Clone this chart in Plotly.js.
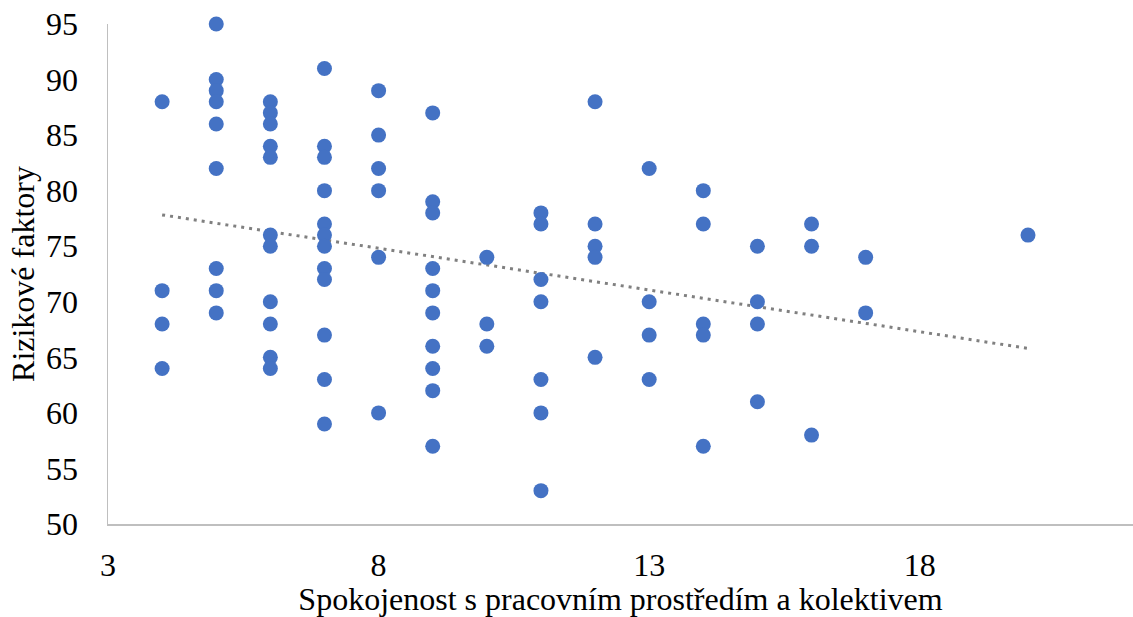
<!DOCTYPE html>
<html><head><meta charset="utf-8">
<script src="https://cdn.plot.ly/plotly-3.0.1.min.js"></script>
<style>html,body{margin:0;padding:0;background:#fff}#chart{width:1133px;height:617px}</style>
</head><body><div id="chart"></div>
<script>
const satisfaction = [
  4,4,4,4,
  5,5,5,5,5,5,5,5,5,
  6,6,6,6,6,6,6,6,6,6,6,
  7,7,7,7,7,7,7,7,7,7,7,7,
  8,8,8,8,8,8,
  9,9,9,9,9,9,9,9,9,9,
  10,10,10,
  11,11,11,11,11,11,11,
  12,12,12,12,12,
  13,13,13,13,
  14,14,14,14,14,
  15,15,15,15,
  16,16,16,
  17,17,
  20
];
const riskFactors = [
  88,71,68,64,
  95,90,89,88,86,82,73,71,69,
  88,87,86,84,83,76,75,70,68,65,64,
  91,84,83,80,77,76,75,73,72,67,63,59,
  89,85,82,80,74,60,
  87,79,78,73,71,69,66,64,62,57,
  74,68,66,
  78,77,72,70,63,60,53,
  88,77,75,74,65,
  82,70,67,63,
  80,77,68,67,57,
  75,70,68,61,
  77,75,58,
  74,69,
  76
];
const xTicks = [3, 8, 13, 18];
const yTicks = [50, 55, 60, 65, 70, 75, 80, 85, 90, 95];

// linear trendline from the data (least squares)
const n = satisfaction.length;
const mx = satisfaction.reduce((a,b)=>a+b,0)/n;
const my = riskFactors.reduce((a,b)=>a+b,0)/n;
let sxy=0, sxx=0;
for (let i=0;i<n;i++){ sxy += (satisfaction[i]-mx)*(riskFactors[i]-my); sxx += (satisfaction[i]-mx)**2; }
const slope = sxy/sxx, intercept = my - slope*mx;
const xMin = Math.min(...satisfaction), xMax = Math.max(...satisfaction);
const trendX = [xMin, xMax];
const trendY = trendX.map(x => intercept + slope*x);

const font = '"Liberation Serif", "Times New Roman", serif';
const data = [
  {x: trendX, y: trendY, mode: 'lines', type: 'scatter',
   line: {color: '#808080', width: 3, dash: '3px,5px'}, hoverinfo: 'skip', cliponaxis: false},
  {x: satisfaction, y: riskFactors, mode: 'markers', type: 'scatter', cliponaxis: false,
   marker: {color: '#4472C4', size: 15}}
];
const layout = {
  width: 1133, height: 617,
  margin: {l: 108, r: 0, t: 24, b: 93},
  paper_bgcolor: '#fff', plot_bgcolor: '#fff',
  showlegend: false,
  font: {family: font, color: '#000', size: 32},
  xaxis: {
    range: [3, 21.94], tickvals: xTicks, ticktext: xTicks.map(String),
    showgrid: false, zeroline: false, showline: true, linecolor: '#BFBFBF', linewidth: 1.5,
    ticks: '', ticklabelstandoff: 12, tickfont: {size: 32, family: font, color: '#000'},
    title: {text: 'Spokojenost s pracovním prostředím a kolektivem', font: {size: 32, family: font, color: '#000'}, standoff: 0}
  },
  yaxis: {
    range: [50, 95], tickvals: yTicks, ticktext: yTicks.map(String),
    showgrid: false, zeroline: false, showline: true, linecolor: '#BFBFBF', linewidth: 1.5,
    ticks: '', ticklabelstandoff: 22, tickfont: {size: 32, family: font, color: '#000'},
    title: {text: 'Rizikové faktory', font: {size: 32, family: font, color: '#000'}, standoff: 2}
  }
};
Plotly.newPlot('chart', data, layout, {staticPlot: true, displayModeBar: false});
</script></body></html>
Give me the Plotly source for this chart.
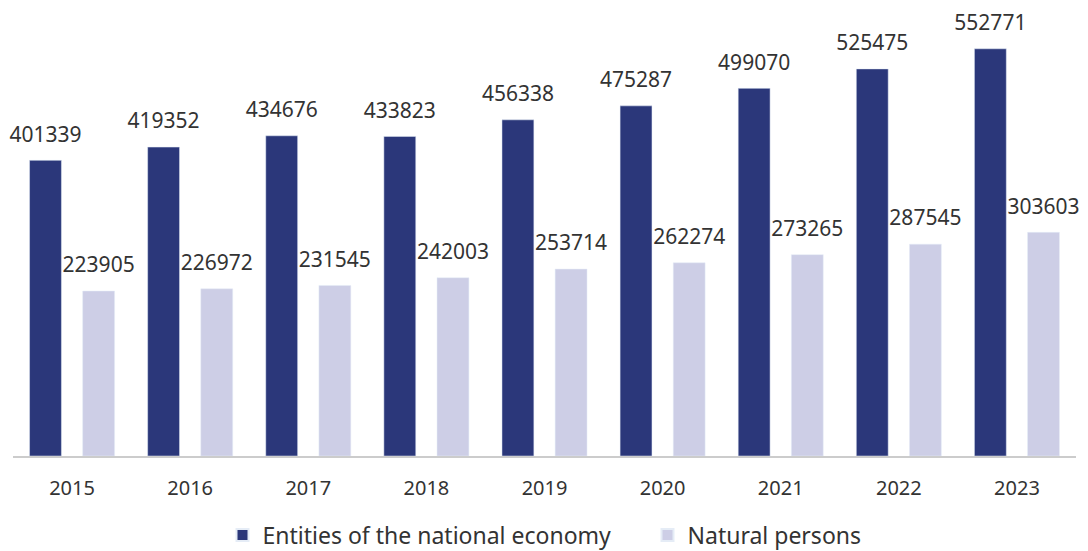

_REQUIRED WORK_
From the first line above to the line containing "const trendY = trendX.map(x", repeat each line exactly. Pictures stay out.

_ANSWER TO THIS PROBLEM_
Clone this chart in Plotly.js.
<!DOCTYPE html>
<html><head><meta charset="utf-8">
<script src="https://cdn.plot.ly/plotly-3.0.1.min.js"></script>
<style>html,body{margin:0;padding:0;background:#fff}#chart{width:1133px;height:617px}</style>
</head><body><div id="chart"></div>
<script>
const satisfaction = [
  4,4,4,4,
  5,5,5,5,5,5,5,5,5,
  6,6,6,6,6,6,6,6,6,6,6,
  7,7,7,7,7,7,7,7,7,7,7,7,
  8,8,8,8,8,8,
  9,9,9,9,9,9,9,9,9,9,
  10,10,10,
  11,11,11,11,11,11,11,
  12,12,12,12,12,
  13,13,13,13,
  14,14,14,14,14,
  15,15,15,15,
  16,16,16,
  17,17,
  20
];
const riskFactors = [
  88,71,68,64,
  95,90,89,88,86,82,73,71,69,
  88,87,86,84,83,76,75,70,68,65,64,
  91,84,83,80,77,76,75,73,72,67,63,59,
  89,85,82,80,74,60,
  87,79,78,73,71,69,66,64,62,57,
  74,68,66,
  78,77,72,70,63,60,53,
  88,77,75,74,65,
  82,70,67,63,
  80,77,68,67,57,
  75,70,68,61,
  77,75,58,
  74,69,
  76
];
const xTicks = [3, 8, 13, 18];
const yTicks = [50, 55, 60, 65, 70, 75, 80, 85, 90, 95];

// linear trendline from the data (least squares)
const n = satisfaction.length;
const mx = satisfaction.reduce((a,b)=>a+b,0)/n;
const my = riskFactors.reduce((a,b)=>a+b,0)/n;
let sxy=0, sxx=0;
for (let i=0;i<n;i++){ sxy += (satisfaction[i]-mx)*(riskFactors[i]-my); sxx += (satisfaction[i]-mx)**2; }
const slope = sxy/sxx, intercept = my - slope*mx;
const xMin = Math.min(...satisfaction), xMax = Math.max(...satisfaction);
const trendX = [xMin, xMax];
const trendY = trendX.map(x => intercept + slope*x);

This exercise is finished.